TEXRail construction in full swing with trains set to run by late 2018 | Crain's Dallas

TEXRail construction in full swing with trains set to run by late 2018

  • The new Iron Horse Station in North Richland Hills will be one of two TEXRail stops in that city. | Photos courtesy of TEXRail.

    The new Iron Horse Station in North Richland Hills will be one of two TEXRail stops in that city. | Photos courtesy of TEXRail.

  • The Smithfield Station in North Richland Hills will be halfway between downtown Fort Worth and D/FW Airport. | Photos courtesy of TEXRail.

    The Smithfield Station in North Richland Hills will be halfway between downtown Fort Worth and D/FW Airport. | Photos courtesy of TEXRail.

  • The TEXRail train will use Swiss-built train cars. | Photos courtesy of TEXRail.

    The TEXRail train will use Swiss-built train cars. | Photos courtesy of TEXRail.

In a region known for its affinity for personal vehicles and large highways, another publicly funded train project is rapidly speeding toward completion. 

The TEXRail is a new passenger train that will run from Fort Worth to D/FW Airport, connecting downtown to several suburbs and Terminal B at the airport. The 27-mile, 9-station route mostly follows the Cotton Belt rail line through Northeast Tarrant County. All the old Cotton Belt track is being replaced.

The majority of the construction is scheduled to be finished by September 2018, leaving a few months to test the train before starting fare service in December, said Bob Baulsir, vice president of railroads and procurement with the Fort Worth Transportation Authority (The T). 

“We’re putting down track, we’re doing grade crossings, we’re building all the elevated track," Baulsir said. “We’re working everywhere along the line."

The $1 billion TEXRail project promises a premium ride on a European-style train car. The T estimates about 10,000 riders a day will take the train when it debuts. 

Instead of being powered by overhead electric lines, like DART trains, or traditional freight locomotives, the TEXRail will use Diesel Multiple Units (DMU), bi-directional trains that have motors in the center of the train car. The DMUs are made by Stadler Bussnang AG, a Swiss company. The cars themselves will be manufactured in Salt Lake City. 

"You can walk from one end of the train to another without ever stepping outside," Baulsir said. 

All the access points to the train cars will be at-grade with the station platforms, making it easy for wheelchairs, strollers and bicycles to roll on the train without ramps. Bicycles will be stored vertically to take up less space. 

The cars are expected to be unveiled at the American Transit Expo in Atlanta in October. It will travel up to 59 mph. 

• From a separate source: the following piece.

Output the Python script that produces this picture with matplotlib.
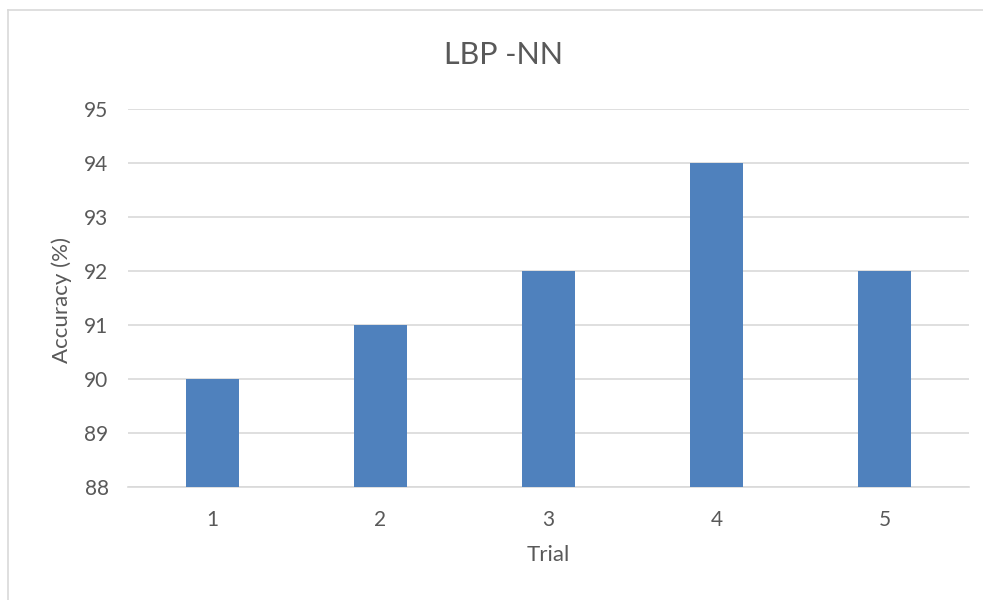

TEXRail’s journey starts at the T&P Station and the Intermodal Transportation Center Station in downtown Fort Worth, which will be shared with the TRE. The line will continue to the D/FW Airport, which has two stations, one on the north side and another that connects directly into Terminal B. From the Terminal B station, passengers can get to any of the five airport terminals or follow a covered walkway to the DART station at Terminal A to catch the Orange Line.

The airport is overseeing construction of the $28.5 million Terminal B station now, said Cynthia Vega, a media relations manager for D/FW Airport.

"It's going to look very similar [to DART's Terminal A station]," Vega said. "The difference will be that it will start about 150 feet farther south." 

The goal is to make D/FW Airport a central hub where buses, trains, vehicles and airplanes converge, Vega said.

"International travelers appreciate easy access to downtown for business purposes," Vega said. 

TEXRail is being funded from local and federal sources. Fort Worth and Grapevine have a dedicated sales tax to fund the project. North Richland Hills will fund its participation by directed the sales tax and property tax generated by new development around the Iron Horse and Smithfield train stations to the project, according to the The T. Grapevine has been setting aside sales tax since voters approved TEXRail in that city more than a decade ago so it's been a long time coming for resident there. With the rail project in full swing, Grapevine's own transit-oriented development is popping up fast with a new hotel, parking garage and retail planned. 

"The fact that we're seeing transit-oriented development along the line tells us that we're doing the right thing," Baulsir said.